Ah Bud you make me glad I don't have the chest type freezer that I have lusted after for years. :vs_laugh: My little freezer over the frig is in much the same condition though smaller. Forgotten some stuff in there and don't know what some of it is. As you say "cooking my way out of it".


----------



## 660catman (Aug 25, 2019)

I use milk crates to separate different items. It works for me especially when I get my moose meat and freeze our garden veggies. It’s a lot easier to lift crate out to find stuff instead of moving stuff around. 


Retired guy from Southern Manitoba, Canada.


----------



## Nealtw (Jun 22, 2017)

For you people with a phone stuck to your nose. There is an app for that. 

https://learn.compactappliance.com/apps-for-your-fridge/


----------



## u3b3rg33k (Jul 17, 2018)

Stuff seems to last so much longer in a chest freezer. you'd think they could make a defrost system for a fan circulated upright that didn't heat the food.


----------



## Druidia (Oct 9, 2011)

Bud9051 said:


> My freezer saves me a lot of money by being able to purchase extra when on sale and have what I need on hand avoiding many quick trips for one or two items (the pantry helps too). Unfortunately, my freezer is much like my garage, too full to find what I want.
> 
> Yesterday I went looking and determined as I knew it was there. As I dug towards the bottom, chest type freezer, I kept discovering other items buried and forgotten, like 5 rib racks, 4 packages of bacon, and 20 pounds of ground beef. There are also 4 turkeys in there but I knew that. But had forgotten the two hams, 4 small whole chickens and probably 10 large packages of chicken thighs. There's more but that is enough to illustrate that I shouldn't be using my freezer like I use my garage.
> 
> ...




U need a content list taped to the top of ur chest freezer. Update it as U take out or add stuff. 

Example:
Beef ground - 1
Beef patties - 4
Beef shank - 2

If U take out 2 patties, cross out 4, write in 2. 

It takes some time to make the first list on Excel. Two columns - 1st column item description, 2nd column quantity. Make the second column very wide (and the row height greater for items that you tend to consume a lot). AlphabetiZe ur list. 

Save the file. Print. U only need to update and reprint the excel file when u ran out of space handwriting changes on ur first printed list. 

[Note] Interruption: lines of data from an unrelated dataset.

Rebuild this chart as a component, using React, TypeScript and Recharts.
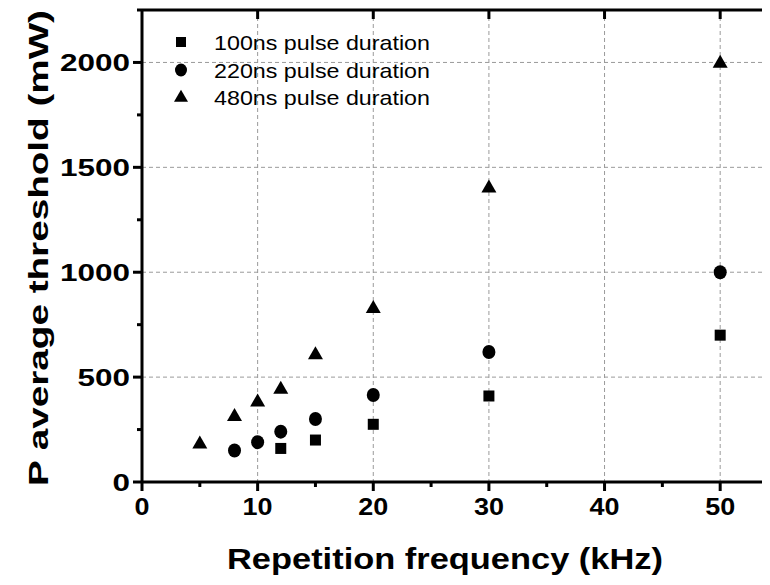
import { ScatterChart, Scatter, XAxis, YAxis, CartesianGrid, Legend, ReferenceLine } from 'recharts'

// axis ticks + grid
const xTicks = [0, 5, 10, 15, 20, 25, 30, 35, 40, 45, 50, 55]
const yTicks = [0, 250, 500, 750, 1000, 1250, 1500, 1750, 2000, 2250]
const xGrid = [10, 20, 30, 40, 50]
const yGrid = [500, 1000, 1500, 2000]

// repetition frequency (kHz) vs average threshold power (mW)
const freq100 = [12, 15, 20, 30, 50]
const power100 = [160, 200, 275, 410, 700]
const freq220 = [8, 10, 12, 15, 20, 30, 50]
const power220 = [150, 190, 240, 300, 415, 620, 1000]
const freq480 = [5, 8, 10, 12, 15, 20, 30, 50]
const power480 = [185, 315, 385, 445, 610, 830, 1405, 2000]

const seriesNames = ['100ns pulse duration', '220ns pulse duration', '480ns pulse duration']

const FONT = '"Liberation Sans", Arial, sans-serif'

// chart box
const W = 800
const H = 585
const MARGIN = { top: 10, right: 22, bottom: 0, left: 0 }
const Y_AXIS_W = 142
const X_AXIS_H = 103
const PLOT_W = W - MARGIN.right - Y_AXIS_W
const PLOT_H = H - MARGIN.top - X_AXIS_H

const toPoints = (xs: number[], ys: number[]) => xs.map((x, i) => ({ x, y: ys[i] }))

const Square = ({ cx, cy, s = 11 }: any) => (
  <rect x={cx - s / 2} y={cy - s / 2} width={s} height={s} fill="#000" />
)
const Dot = ({ cx, cy, rx = 6.5, ry = 7 }: any) => <ellipse cx={cx} cy={cy} rx={rx} ry={ry} fill="#000" />
const Tri = ({ cx, cy, w = 15, h = 13 }: any) => (
  <polygon points={`${cx},${cy - h * 0.6} ${cx - w / 2},${cy + h * 0.4} ${cx + w / 2},${cy + h * 0.4}`} fill="#000" />
)

const series = [
  { name: seriesNames[0], data: toPoints(freq100, power100), shape: Square },
  { name: seriesNames[1], data: toPoints(freq220, power220), shape: Dot },
  { name: seriesNames[2], data: toPoints(freq480, power480), shape: Tri },
]

// bottom ticks (outward) + inward ticks on the top frame
const XTick = ({ x, y, payload }: any) => {
  const v = payload.value
  const major = v % 10 === 0
  const showTop = major && v > 0 && v < 55
  return (
    <g>
      <line x1={x} x2={x} y1={y} y2={y + (major ? 9 : 5)} stroke="#000" strokeWidth={3} />
      {showTop && <line x1={x} x2={x} y1={y - PLOT_H} y2={y - PLOT_H + 9} stroke="#000" strokeWidth={3} />}
      {major && (
        <text x={x} y={y + 33} textAnchor="middle" fontFamily={FONT} fontWeight="bold" fontSize={24}
          textLength={15 * String(v).length} lengthAdjust="spacingAndGlyphs" fill="#000">
          {v}
        </text>
      )}
    </g>
  )
}

// left ticks (outward) + inward ticks on the right frame
const YTick = ({ x, y, payload }: any) => {
  const v = payload.value
  const major = v % 500 === 0
  const showRight = major && v > 0 && v < 2250
  return (
    <g>
      <line x1={x - (major ? 9 : 5)} x2={x} y1={y} y2={y} stroke="#000" strokeWidth={3} />
      {showRight && <line x1={x + PLOT_W - 9} x2={x + PLOT_W} y1={y} y2={y} stroke="#000" strokeWidth={3} />}
      {major && (
        <text x={x - 12} y={y + 8.5} textAnchor="end" fontFamily={FONT} fontWeight="bold" fontSize={24}
          textLength={17.5 * String(v).length} lengthAdjust="spacingAndGlyphs" fill="#000">
          {v}
        </text>
      )}
    </g>
  )
}

const XTitle = () => (
  <text x={445} y={569} textAnchor="middle" fontFamily={FONT} fontWeight="bold" fontSize={29}
    textLength={436} lengthAdjust="spacingAndGlyphs" fill="#000">
    Repetition frequency (kHz)
  </text>
)

const YTitle = () => (
  <text x={48} y={248} transform="rotate(-90 48 248)" textAnchor="middle" fontFamily={FONT} fontWeight="bold"
    fontSize={28} textLength={476} lengthAdjust="spacingAndGlyphs" fill="#000">
    P average threshold (mW)
  </text>
)

const LegendBox = () => {
  const rows = [14, 42, 69]
  return (
    <svg width={300} height={100} style={{ display: 'block' }}>
      {series.map((s, i) => {
        const cy = rows[i]
        const Shape = s.shape
        return (
          <g key={s.name}>
            {i === 0 && <Shape cx={11} cy={cy} s={10} />}
            {i === 1 && <Shape cx={11} cy={cy} rx={6} ry={6.5} />}
            {i === 2 && <Shape cx={11} cy={cy} w={14} h={12} />}
            <text x={44} y={cy + 7.5} fontFamily={FONT} fontSize={21} textLength={216}
              lengthAdjust="spacingAndGlyphs" fill="#000">
              {s.name}
            </text>
          </g>
        )
      })}
    </svg>
  )
}

export default function App() {
  return (
    <div style={{ marginLeft: -8, marginTop: -8, width: 770, height: 585, overflow: 'hidden', background: '#fff', position: 'relative' }}>
      <ScatterChart width={W} height={H} margin={MARGIN}>
        <CartesianGrid horizontalValues={yGrid} verticalValues={xGrid} stroke="#9a9a9a" strokeDasharray="4 3" />
        <XAxis type="number" dataKey="x" domain={[0, 55]} ticks={xTicks} interval={0} height={X_AXIS_H}
          axisLine={{ stroke: '#000', strokeWidth: 3 }} tickLine={false} tickSize={0} tickMargin={0}
          tick={(p: any) => <XTick {...p} />} label={<XTitle />} />
        <YAxis type="number" dataKey="y" domain={[0, 2250]} ticks={yTicks} interval={0} width={Y_AXIS_W}
          axisLine={{ stroke: '#000', strokeWidth: 3 }} tickLine={false} tickSize={0} tickMargin={0}
          tick={(p: any) => <YTick {...p} />} label={<YTitle />} />
        {/* top + right frame lines */}
        <ReferenceLine y={2250} stroke="#000" strokeWidth={3} ifOverflow="visible" />
        <ReferenceLine x={55} stroke="#000" strokeWidth={3} ifOverflow="visible" />
        <Legend layout="horizontal" verticalAlign="middle" align="center" content={() => <LegendBox />}
          wrapperStyle={{ left: 170, top: 28, width: 300, height: 100 }} />
        {series.map((s) => (
          <Scatter key={s.name} name={s.name} data={s.data} fill="#000" isAnimationActive={false}
            shape={(p: any) => <s.shape cx={p.cx} cy={p.cy} />} />
        ))}
      </ScatterChart>
    </div>
  )
}
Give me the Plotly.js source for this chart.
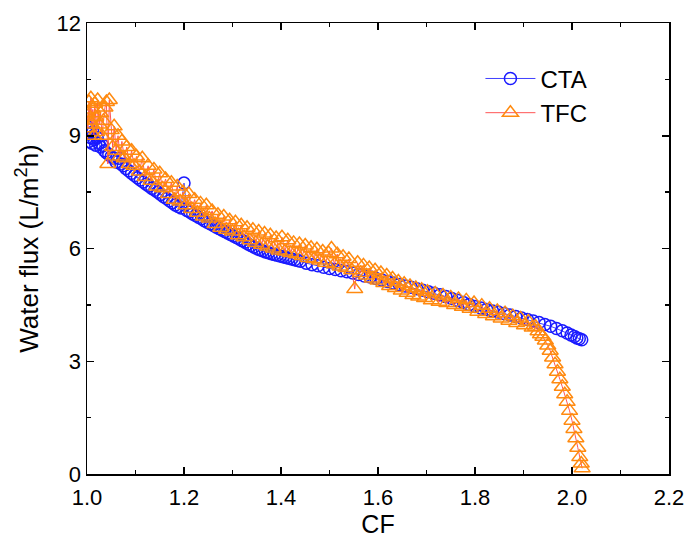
<!DOCTYPE html>
<html>
<head>
<meta charset="utf-8">
<script src="https://cdn.plot.ly/plotly-3.0.1.min.js"></script>
<style>html,body{margin:0;padding:0;background:#fff;}#chart{width:689px;height:541px;}</style>
</head>
<body>
<div id="chart"></div>
<script>
const seriesNames = ["CTA", "TFC"];

const ctaCF = [1.000,1.002,1.004,1.006,1.008,1.010,1.012,1.015,1.018,1.021,1.024,1.028,1.032,1.036,1.040,1.045,1.050,1.055,1.060,1.066,1.070,1.075,1.080,1.086,1.092,1.098,1.104,1.110,1.116,1.122,1.128,1.134,1.140,1.146,1.152,1.158,1.164,1.170,1.176,1.182,1.188,1.194,1.200,1.206,1.212,1.218,1.224,1.230,1.236,1.242,1.248,1.254,1.260,1.266,1.272,1.278,1.284,1.290,1.296,1.302,1.308,1.314,1.320,1.326,1.332,1.338,1.344,1.350,1.356,1.362,1.368,1.374,1.380,1.386,1.392,1.398,1.404,1.410,1.416,1.422,1.428,1.434,1.440,1.452,1.464,1.476,1.488,1.500,1.512,1.524,1.536,1.548,1.560,1.572,1.584,1.596,1.608,1.620,1.632,1.644,1.656,1.668,1.680,1.692,1.704,1.716,1.728,1.740,1.752,1.764,1.776,1.788,1.800,1.812,1.824,1.836,1.848,1.860,1.872,1.884,1.896,1.908,1.920,1.932,1.944,1.956,1.968,1.980,1.990,1.998,2.005,2.010,2.015,2.020];
const ctaFlux = [9.25,9.05,8.85,9.15,8.95,8.80,9.10,8.90,8.75,8.95,8.80,8.70,8.75,8.60,8.55,8.50,8.45,8.40,8.30,8.40,8.25,8.20,8.13,8.07,8.00,7.94,7.88,7.82,7.77,7.71,7.66,7.60,7.55,7.50,7.44,7.38,7.33,7.27,7.22,7.16,7.12,7.08,7.74,7.01,6.97,6.92,6.88,6.83,6.79,6.74,6.70,6.66,6.62,6.57,6.53,6.49,6.45,6.41,6.37,6.33,6.29,6.25,6.21,6.17,6.12,6.08,6.04,6.00,5.97,5.94,5.91,5.89,5.86,5.84,5.82,5.80,5.78,5.76,5.74,5.72,5.70,5.68,5.66,5.61,5.57,5.54,5.50,5.47,5.44,5.41,5.38,5.35,5.31,5.27,5.24,5.20,5.16,5.12,5.08,5.04,5.00,4.97,4.93,4.89,4.85,4.81,4.77,4.72,4.67,4.62,4.56,4.51,4.46,4.42,4.38,4.34,4.31,4.27,4.23,4.19,4.15,4.11,4.07,4.03,3.98,3.93,3.87,3.81,3.75,3.70,3.66,3.62,3.60,3.57];

const tfcCF = [1.000,1.002,1.004,1.006,1.008,1.010,1.012,1.014,1.016,1.018,1.020,1.022,1.025,1.028,1.031,1.034,1.037,1.040,1.043,1.046,1.050,1.053,1.056,1.060,1.064,1.068,1.072,1.077,1.082,1.087,1.092,1.097,1.102,1.108,1.114,1.120,1.126,1.132,1.138,1.144,1.150,1.156,1.162,1.168,1.174,1.180,1.186,1.192,1.198,1.204,1.210,1.216,1.222,1.228,1.234,1.240,1.246,1.252,1.258,1.264,1.270,1.276,1.282,1.288,1.294,1.300,1.306,1.312,1.318,1.324,1.330,1.336,1.342,1.348,1.354,1.360,1.366,1.372,1.378,1.384,1.390,1.396,1.402,1.408,1.414,1.420,1.426,1.432,1.438,1.444,1.450,1.456,1.462,1.468,1.474,1.480,1.486,1.492,1.498,1.504,1.510,1.516,1.522,1.528,1.534,1.540,1.546,1.552,1.558,1.564,1.570,1.576,1.582,1.588,1.594,1.600,1.606,1.612,1.618,1.624,1.630,1.636,1.642,1.648,1.654,1.660,1.666,1.672,1.678,1.684,1.690,1.696,1.702,1.710,1.718,1.726,1.734,1.742,1.750,1.758,1.766,1.774,1.782,1.790,1.798,1.806,1.814,1.822,1.830,1.838,1.846,1.854,1.862,1.870,1.878,1.886,1.894,1.902,1.910,1.918,1.925,1.930,1.935,1.940,1.945,1.950,1.955,1.960,1.965,1.970,1.975,1.980,1.985,1.990,1.995,2.000,2.004,2.008,2.012,2.016,2.019,2.021];
const tfcFlux = [9.60,9.20,9.90,9.40,10.00,9.30,9.70,9.00,9.85,9.50,9.10,9.95,9.30,9.60,9.00,9.40,9.75,9.90,8.25,9.95,9.15,8.70,9.25,8.60,9.00,8.45,8.85,8.40,8.70,8.25,8.60,8.20,8.45,8.05,8.40,7.90,8.20,7.80,8.10,7.65,8.00,7.60,7.85,7.45,7.75,7.30,7.65,7.25,7.50,7.15,7.45,7.05,7.30,6.95,7.20,6.85,7.15,6.80,7.00,6.65,6.90,6.55,6.85,6.50,6.75,6.45,6.70,6.35,6.62,6.30,6.55,6.22,6.50,6.15,6.45,6.10,6.40,6.05,6.35,6.00,6.28,5.95,6.30,5.92,6.22,5.88,6.15,5.85,6.12,5.80,6.08,5.75,6.02,5.72,5.98,5.68,5.92,5.62,5.88,6.00,5.58,5.85,5.52,5.78,5.48,5.72,5.42,4.92,5.62,5.35,5.55,5.28,5.48,5.20,5.42,5.15,5.35,5.08,5.28,5.00,5.20,4.95,5.12,4.88,5.06,4.82,5.00,4.76,4.95,4.72,4.90,4.68,4.85,4.62,4.80,4.58,4.75,4.55,4.70,4.50,4.66,4.45,4.62,4.40,4.55,4.32,4.48,4.26,4.40,4.20,4.34,4.14,4.28,4.08,4.20,4.02,4.14,3.96,4.06,3.90,3.92,3.80,3.72,3.65,3.55,3.42,3.28,3.10,2.92,2.72,2.52,2.32,2.12,1.92,1.68,1.42,1.20,0.95,0.70,0.45,0.28,0.15];

const xTicks = [1.0,1.2,1.4,1.6,1.8,2.0,2.2];
const xTickText = ["1.0","1.2","1.4","1.6","1.8","2.0","2.2"];
const yTicks = [0,3,6,9,12];

const FONT = 'Liberation Sans, Arial, sans-serif';

const traces = [
  {x: ctaCF, y: ctaFlux, name: seriesNames[0], type: 'scatter', mode: 'lines+markers',
   line: {color: '#4040ff', width: 1},
   marker: {symbol: 'circle-open', size: 12, color: '#1a1aff', line: {width: 1.5, color: '#1a1aff'}}},
  {x: tfcCF, y: tfcFlux, name: seriesNames[1], type: 'scatter', mode: 'lines+markers',
   line: {color: '#ff5555', width: 1},
   marker: {symbol: 'triangle-up-open', size: 14, color: '#ff8a10', line: {width: 1.5, color: '#ff8a10'}}}
];

const axisCommon = {
  showline: true, linecolor: '#000', linewidth: 1.5, mirror: 'allticks',
  ticks: 'inside', ticklen: 7, tickwidth: 1.5, tickcolor: '#000',
  showgrid: false, zeroline: false,
  tickfont: {family: FONT, size: 22, color: '#000'}
};

const layout = {
  width: 689, height: 541,
  margin: {l: 87, r: 20, t: 23, b: 67},
  paper_bgcolor: '#fff', plot_bgcolor: '#fff',
  showlegend: true,
  xaxis: Object.assign({}, axisCommon, {
    range: [1.0, 2.2], tickvals: xTicks, ticktext: xTickText, ticklabelstandoff: 3,
    minor: {ticks: 'inside', ticklen: 4, tickwidth: 1.5, tickcolor: '#000', dtick: 0.1, showgrid: false},
    title: {text: 'CF', font: {family: FONT, size: 25, color: '#000'}, standoff: 5}
  }),
  yaxis: Object.assign({}, axisCommon, {
    range: [0, 12], tickvals: yTicks,
    minor: {ticks: 'inside', ticklen: 4, tickwidth: 1.5, tickcolor: '#000', dtick: 1.5, showgrid: false},
    title: {text: 'Water flux (L/m<sup>2</sup>h)', font: {family: FONT, size: 26, color: '#000'}, standoff: 10}
  }),
  legend: {
    x: 0.676, y: 0.926, xanchor: 'left', yanchor: 'top',
    bgcolor: 'rgba(0,0,0,0)', borderwidth: 0,
    font: {family: FONT, size: 24, color: '#000'},
    itemwidth: 50, tracegroupgap: 0
  }
};

Plotly.newPlot('chart', traces, layout, {displayModeBar: false, staticPlot: true});
</script>
</body>
</html>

It requires time and effort the first time but it saves a lot of time and frustration later. If everyone is mindful about updating the quantity every time something is removed/added, u know at a glance what and how many are in ur freezer. There’s no need to dig to the very bottom to know what u have.


----------



## Nik333 (Mar 1, 2015)

Bud9051 said:


> My freezer saves me a lot of money by being able to purchase extra when on sale and have what I need on hand avoiding many quick trips for one or two items (the pantry helps too). Unfortunately, my freezer is much like my garage, too full to find what I want.
> 
> Yesterday I went looking and determined as I knew it was there. As I dug towards the bottom, chest type freezer, I kept discovering other items buried and forgotten, like 5 rib racks, 4 packages of bacon, and 20 pounds of ground beef. There are also 4 turkeys in there but I knew that. But had forgotten the two hams, 4 small whole chickens and probably 10 large packages of chicken thighs. There's more but that is enough to illustrate that I shouldn't be using my freezer like I use my garage.
> 
> ...


There are visitors from Bangladesh reading this.:smile:
Send it all to me!


----------